▶ **Direction**
Skip the pictures and extract all of the lines exactly as written.

▶ **Information provided**
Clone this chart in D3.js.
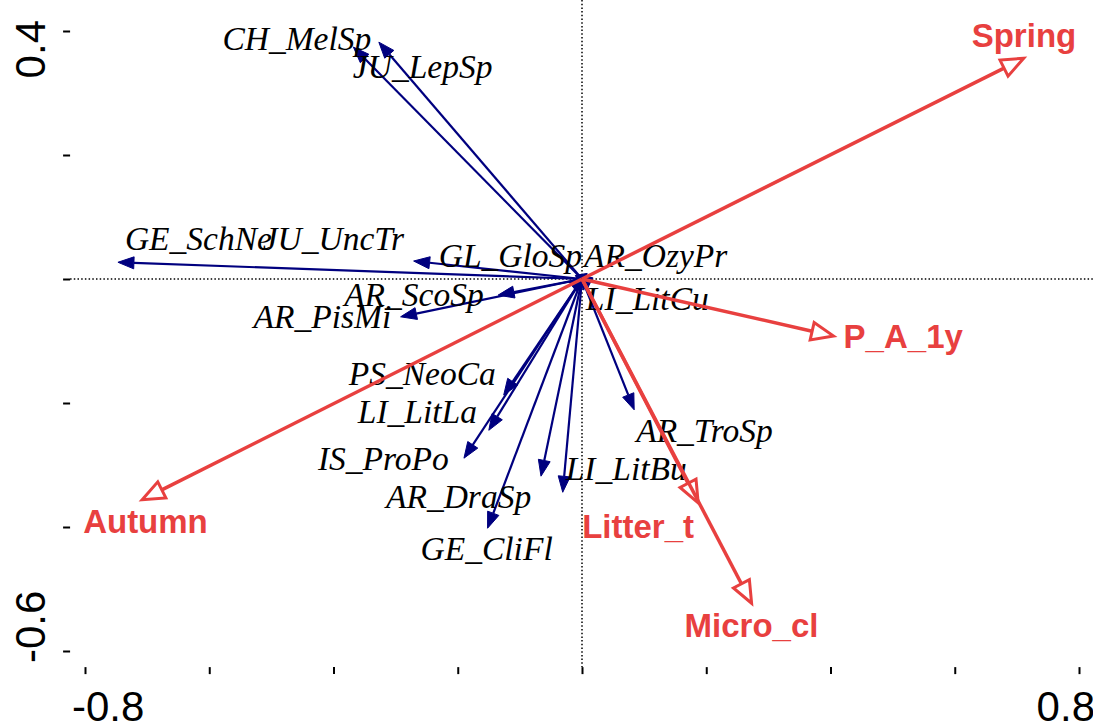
<!DOCTYPE html>
<html>
<head>
<meta charset="utf-8">
<script src="https://cdnjs.cloudflare.com/ajax/libs/d3/7.8.5/d3.min.js"></script>
<style>
  body { margin: 0; background: #fff; }
  svg { display: block; }
</style>
</head>
<body>
<svg id="chart" width="1093" height="725"></svg>
<script>
// species scores (axis 1, axis 2)
var species = ["CH_MelSp", "JU_LepSp", "GE_SchNe", "JU_UncTr", "GL_GloSp", "AR_OzyPr",
  "AR_ScoSp", "AR_PisMi", "LI_LitCu", "PS_NeoCa", "LI_LitLa", "IS_ProPo",
  "AR_DraSp", "GE_CliFl", "LI_LitBu", "AR_TroSp"];
var speciesX = [-0.368, -0.327, -0.747, -0.271, -0.010, 0.005,
  -0.135, -0.292, 0.003, -0.126, -0.150, -0.190,
  -0.066, -0.152, -0.031, 0.084];
var speciesY = [0.374, 0.382, 0.027, 0.029, 0.005, 0.004,
  -0.026, -0.061, -0.018, -0.187, -0.244, -0.289,
  -0.318, -0.402, -0.344, -0.211];

// environmental variables
var envVars = ["Spring", "P_A_1y", "Autumn", "Litter_t", "Micro_cl"];
var envX = [0.711, 0.405, -0.708, 0.187, 0.273];
var envY = [0.356, -0.092, -0.356, -0.361, -0.523];

var xTicks = [-0.8, -0.6, -0.4, -0.2, 0, 0.2, 0.4, 0.6, 0.8];
var yTicks = [-0.6, -0.4, -0.2, 0, 0.2, 0.4];

// label placement, pixels from arrow tip (start of text, baseline)
var speciesLabelOffset = {
  CH_MelSp: [-131, 3], JU_LepSp: [-26, 36], GE_SchNe: [7, -12], JU_UncTr: [-151, -11],
  GL_GloSp: [-137, -9], AR_OzyPr: [-1, -10], AR_ScoSp: [-154, 11], AR_PisMi: [-147, 11],
  LI_LitCu: [2, 20], PS_NeoCa: [-155, -10], LI_LitLa: [-131, -7], IS_ProPo: [-146, 12],
  AR_DraSp: [-155, 32], GE_CliFl: [-67, 32], LI_LitBu: [3, -12], AR_TroSp: [2, 32]
};
var envLabelOffset = {
  Spring: [-52, -11], P_A_1y: [10, 12], Autumn: [-59, 33], Litter_t: [-116, 35], Micro_cl: [-67, 34]
};

var navy = "#00007f", red = "#e8403f";

var svg = d3.select("#chart");

var x = d3.scaleLinear().domain([-0.8, 0.8]).range([85, 1079]);
var y = d3.scaleLinear().domain([-0.6, 0.4]).range([651, 31]);

var left = x(-0.824), right = x(0.83), top = y(0.426), bottom = y(-0.626);

// zero lines
svg.append("line")
  .attr("x1", left).attr("x2", right).attr("y1", y(0)).attr("y2", y(0))
  .attr("stroke", "#000").attr("stroke-width", 1.5).attr("stroke-dasharray", "1.5,2.2");
svg.append("line")
  .attr("x1", x(0)).attr("x2", x(0)).attr("y1", top).attr("y2", bottom)
  .attr("stroke", "#000").attr("stroke-width", 1.5).attr("stroke-dasharray", "1.5,2.2");

// axes (ticks only)
svg.append("g")
  .attr("transform", "translate(0," + bottom + ")")
  .call(d3.axisBottom(x).tickValues(xTicks).tickSize(7).tickFormat(""))
  .call(function(g) { g.select(".domain").remove(); })
  .selectAll("line").attr("stroke-width", 2);
svg.append("g")
  .attr("transform", "translate(" + left + ",0)")
  .call(d3.axisLeft(y).tickValues(yTicks).tickSize(7).tickFormat(""))
  .call(function(g) { g.select(".domain").remove(); })
  .selectAll("line").attr("stroke-width", 2);

// frame
svg.append("path")
  .attr("d", "M" + right + "," + top + "H" + left + "V" + bottom + "H" + right)
  .attr("fill", "none").attr("stroke", "#000").attr("stroke-width", 3);

var tickFont = "'Liberation Sans', Arial, sans-serif";
svg.append("text").attr("x", x(-0.8) - 13).attr("y", 721)
  .attr("font-family", tickFont).attr("font-size", 42).text("-0.8");
svg.append("text").attr("x", x(0.8) + 16).attr("y", 721).attr("text-anchor", "end")
  .attr("font-family", tickFont).attr("font-size", 42).text("0.8");
svg.append("text").attr("transform", "translate(45," + (y(0.4) - 11) + ") rotate(-90)")
  .attr("text-anchor", "end")
  .attr("font-family", tickFont).attr("font-size", 42).text("0.4");
svg.append("text").attr("transform", "translate(45," + (y(-0.6) + 12) + ") rotate(-90)")
  .attr("font-family", tickFont).attr("font-size", 42).text("-0.6");

function arrowGeom(vx, vy, headLen, headHalf) {
  var x0 = x(0), y0 = y(0), x1 = x(vx), y1 = y(vy);
  var dx = x1 - x0, dy = y1 - y0, len = Math.sqrt(dx * dx + dy * dy) || 1;
  var ux = dx / len, uy = dy / len;
  var bx = x1 - ux * headLen, by = y1 - uy * headLen;
  return {
    x0: x0, y0: y0, x1: x1, y1: y1, bx: bx, by: by,
    head: "M" + x1 + "," + y1 +
      "L" + (bx - uy * headHalf) + "," + (by + ux * headHalf) +
      "L" + (bx + uy * headHalf) + "," + (by - ux * headHalf) + "Z"
  };
}

// species arrows
var spData = species.map(function(name, i) { return { name: name, vx: speciesX[i], vy: speciesY[i] }; });
var sp = svg.append("g").selectAll("g").data(spData).enter().append("g");
sp.each(function(d) {
  var g = arrowGeom(d.vx, d.vy, 16, 6);
  var sel = d3.select(this);
  sel.append("line")
    .attr("x1", g.x0).attr("y1", g.y0).attr("x2", g.bx).attr("y2", g.by)
    .attr("stroke", navy).attr("stroke-width", 2.2);
  sel.append("path").attr("d", g.head).attr("fill", navy).attr("stroke", navy).attr("stroke-width", 1);
});
svg.append("g").selectAll("text").data(spData).enter().append("text")
  .attr("x", function(d) { return x(d.vx) + speciesLabelOffset[d.name][0]; })
  .attr("y", function(d) { return y(d.vy) + speciesLabelOffset[d.name][1]; })
  .attr("font-family", "'Liberation Serif', 'Times New Roman', serif")
  .attr("font-style", "italic")
  .attr("font-size", 33.5)
  .attr("fill", "#000")
  .text(function(d) { return d.name; });

// environmental arrows
var envData = envVars.map(function(name, i) { return { name: name, vx: envX[i], vy: envY[i] }; });
var ev = svg.append("g").selectAll("g").data(envData).enter().append("g");
ev.each(function(d) {
  var g = arrowGeom(d.vx, d.vy, 22, 9);
  var sel = d3.select(this);
  sel.append("line")
    .attr("x1", g.x0).attr("y1", g.y0).attr("x2", g.bx).attr("y2", g.by)
    .attr("stroke", red).attr("stroke-width", 3.5);
  sel.append("path").attr("d", g.head).attr("fill", "#fff")
    .attr("stroke", red).attr("stroke-width", 3).attr("stroke-linejoin", "miter");
});
svg.append("g").selectAll("text").data(envData).enter().append("text")
  .attr("x", function(d) { return x(d.vx) + envLabelOffset[d.name][0]; })
  .attr("y", function(d) { return y(d.vy) + envLabelOffset[d.name][1]; })
  .attr("font-family", "'Liberation Sans', Arial, sans-serif")
  .attr("font-weight", "bold")
  .attr("font-size", 33)
  .attr("fill", red)
  .text(function(d) { return d.name; });
</script>
</body>
</html>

▶ **Response to the exercise**
Clone this chart in D3.js.
<!DOCTYPE html>
<html>
<head>
<meta charset="utf-8">
<script src="https://cdnjs.cloudflare.com/ajax/libs/d3/7.8.5/d3.min.js"></script>
<style>
  body { margin: 0; background: #fff; }
  svg { display: block; }
</style>
</head>
<body>
<svg id="chart" width="1093" height="725"></svg>
<script>
// species scores (axis 1, axis 2)
var species = ["CH_MelSp", "JU_LepSp", "GE_SchNe", "JU_UncTr", "GL_GloSp", "AR_OzyPr",
  "AR_ScoSp", "AR_PisMi", "LI_LitCu", "PS_NeoCa", "LI_LitLa", "IS_ProPo",
  "AR_DraSp", "GE_CliFl", "LI_LitBu", "AR_TroSp"];
var speciesX = [-0.368, -0.327, -0.747, -0.271, -0.010, 0.005,
  -0.135, -0.292, 0.003, -0.126, -0.150, -0.190,
  -0.066, -0.152, -0.031, 0.084];
var speciesY = [0.374, 0.382, 0.027, 0.029, 0.005, 0.004,
  -0.026, -0.061, -0.018, -0.187, -0.244, -0.289,
  -0.318, -0.402, -0.344, -0.211];

// environmental variables
var envVars = ["Spring", "P_A_1y", "Autumn", "Litter_t", "Micro_cl"];
var envX = [0.711, 0.405, -0.708, 0.187, 0.273];
var envY = [0.356, -0.092, -0.356, -0.361, -0.523];

var xTicks = [-0.8, -0.6, -0.4, -0.2, 0, 0.2, 0.4, 0.6, 0.8];
var yTicks = [-0.6, -0.4, -0.2, 0, 0.2, 0.4];

// label placement, pixels from arrow tip (start of text, baseline)
var speciesLabelOffset = {
  CH_MelSp: [-131, 3], JU_LepSp: [-26, 36], GE_SchNe: [7, -12], JU_UncTr: [-151, -11],
  GL_GloSp: [-137, -9], AR_OzyPr: [-1, -10], AR_ScoSp: [-154, 11], AR_PisMi: [-147, 11],
  LI_LitCu: [2, 20], PS_NeoCa: [-155, -10], LI_LitLa: [-131, -7], IS_ProPo: [-146, 12],
  AR_DraSp: [-155, 32], GE_CliFl: [-67, 32], LI_LitBu: [3, -12], AR_TroSp: [2, 32]
};
var envLabelOffset = {
  Spring: [-52, -11], P_A_1y: [10, 12], Autumn: [-59, 33], Litter_t: [-116, 35], Micro_cl: [-67, 34]
};

var navy = "#00007f", red = "#e8403f";

var svg = d3.select("#chart");

var x = d3.scaleLinear().domain([-0.8, 0.8]).range([85, 1079]);
var y = d3.scaleLinear().domain([-0.6, 0.4]).range([651, 31]);

var left = x(-0.824), right = x(0.83), top = y(0.426), bottom = y(-0.626);

// zero lines
svg.append("line")
  .attr("x1", left).attr("x2", right).attr("y1", y(0)).attr("y2", y(0))
  .attr("stroke", "#000").attr("stroke-width", 1.5).attr("stroke-dasharray", "1.5,2.2");
svg.append("line")
  .attr("x1", x(0)).attr("x2", x(0)).attr("y1", top).attr("y2", bottom)
  .attr("stroke", "#000").attr("stroke-width", 1.5).attr("stroke-dasharray", "1.5,2.2");

// axes (ticks only)
svg.append("g")
  .attr("transform", "translate(0," + bottom + ")")
  .call(d3.axisBottom(x).tickValues(xTicks).tickSize(7).tickFormat(""))
  .call(function(g) { g.select(".domain").remove(); })
  .selectAll("line").attr("stroke-width", 2);
svg.append("g")
  .attr("transform", "translate(" + left + ",0)")
  .call(d3.axisLeft(y).tickValues(yTicks).tickSize(7).tickFormat(""))
  .call(function(g) { g.select(".domain").remove(); })
  .selectAll("line").attr("stroke-width", 2);

// frame
svg.append("path")
  .attr("d", "M" + right + "," + top + "H" + left + "V" + bottom + "H" + right)
  .attr("fill", "none").attr("stroke", "#000").attr("stroke-width", 3);

var tickFont = "'Liberation Sans', Arial, sans-serif";
svg.append("text").attr("x", x(-0.8) - 13).attr("y", 721)
  .attr("font-family", tickFont).attr("font-size", 42).text("-0.8");
svg.append("text").attr("x", x(0.8) + 16).attr("y", 721).attr("text-anchor", "end")
  .attr("font-family", tickFont).attr("font-size", 42).text("0.8");
svg.append("text").attr("transform", "translate(45," + (y(0.4) - 11) + ") rotate(-90)")
  .attr("text-anchor", "end")
  .attr("font-family", tickFont).attr("font-size", 42).text("0.4");
svg.append("text").attr("transform", "translate(45," + (y(-0.6) + 12) + ") rotate(-90)")
  .attr("font-family", tickFont).attr("font-size", 42).text("-0.6");

function arrowGeom(vx, vy, headLen, headHalf) {
  var x0 = x(0), y0 = y(0), x1 = x(vx), y1 = y(vy);
  var dx = x1 - x0, dy = y1 - y0, len = Math.sqrt(dx * dx + dy * dy) || 1;
  var ux = dx / len, uy = dy / len;
  var bx = x1 - ux * headLen, by = y1 - uy * headLen;
  return {
    x0: x0, y0: y0, x1: x1, y1: y1, bx: bx, by: by,
    head: "M" + x1 + "," + y1 +
      "L" + (bx - uy * headHalf) + "," + (by + ux * headHalf) +
      "L" + (bx + uy * headHalf) + "," + (by - ux * headHalf) + "Z"
  };
}

// species arrows
var spData = species.map(function(name, i) { return { name: name, vx: speciesX[i], vy: speciesY[i] }; });
var sp = svg.append("g").selectAll("g").data(spData).enter().append("g");
sp.each(function(d) {
  var g = arrowGeom(d.vx, d.vy, 16, 6);
  var sel = d3.select(this);
  sel.append("line")
    .attr("x1", g.x0).attr("y1", g.y0).attr("x2", g.bx).attr("y2", g.by)
    .attr("stroke", navy).attr("stroke-width", 2.2);
  sel.append("path").attr("d", g.head).attr("fill", navy).attr("stroke", navy).attr("stroke-width", 1);
});
svg.append("g").selectAll("text").data(spData).enter().append("text")
  .attr("x", function(d) { return x(d.vx) + speciesLabelOffset[d.name][0]; })
  .attr("y", function(d) { return y(d.vy) + speciesLabelOffset[d.name][1]; })
  .attr("font-family", "'Liberation Serif', 'Times New Roman', serif")
  .attr("font-style", "italic")
  .attr("font-size", 33.5)
  .attr("fill", "#000")
  .text(function(d) { return d.name; });

// environmental arrows
var envData = envVars.map(function(name, i) { return { name: name, vx: envX[i], vy: envY[i] }; });
var ev = svg.append("g").selectAll("g").data(envData).enter().append("g");
ev.each(function(d) {
  var g = arrowGeom(d.vx, d.vy, 22, 9);
  var sel = d3.select(this);
  sel.append("line")
    .attr("x1", g.x0).attr("y1", g.y0).attr("x2", g.bx).attr("y2", g.by)
    .attr("stroke", red).attr("stroke-width", 3.5);
  sel.append("path").attr("d", g.head).attr("fill", "#fff")
    .attr("stroke", red).attr("stroke-width", 3).attr("stroke-linejoin", "miter");
});
svg.append("g").selectAll("text").data(envData).enter().append("text")
  .attr("x", function(d) { return x(d.vx) + envLabelOffset[d.name][0]; })
  .attr("y", function(d) { return y(d.vy) + envLabelOffset[d.name][1]; })
  .attr("font-family", "'Liberation Sans', Arial, sans-serif")
  .attr("font-weight", "bold")
  .attr("font-size", 33)
  .attr("fill", red)
  .text(function(d) { return d.name; });
</script>
</body>
</html>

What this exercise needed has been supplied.